Devs (2020)

A tech giant's quantum computing lab can literally simulate reality — and one woman's murdered boyfriend might be the key to understanding why it exists.

Crowd Score: 7.6/10

Who Is It For?

If Ex Machina or Annihilation left you wanting more of Alex Garland's brand of brainy sci-fi, Devs is his most ambitious work. Philosophy enthusiasts who want their determinism debates wrapped in gorgeous production design and a murder mystery will be riveted.

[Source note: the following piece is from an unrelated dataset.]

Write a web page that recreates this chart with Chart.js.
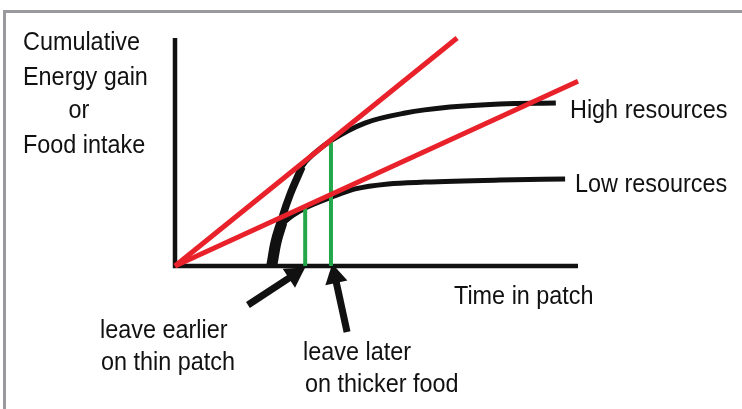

Tech workers who've felt the creeping dread of their own industry will find uncomfortable recognition here.

Vibe Match

Ex Machina's philosophical precision meets Westworld's simulation anxiety as an 8-hour slow-burn meditation

What People Are Saying

Alex Garland creates a meditative sci-fi experience that hums with philosophical ambition — questions about determinism, free will, and the nature of reality that linger long after the credits.

— crowd consensus

Nick Offerman's performance as tech CEO Forest is a revelation — stripping away his comedy persona to play a grief-stricken visionary willing to break the laws of physics to undo a personal tragedy.

— crowd consensus

The visual design of the Devs lab — that golden, temple-like structure in the redwoods — is one of the most striking production designs in recent TV, making quantum computing feel sacred and terrifying.

— crowd consensus

Sonoya Mizuno's lead performance divides audiences — some find her understated delivery compelling, others find it flat against the show's ambitious ideas.

— crowd consensus

The pacing is deliberately slow — even fans acknowledge this is 'groovy, quietcore sci-fi' that requires patience most viewers aren't willing to give.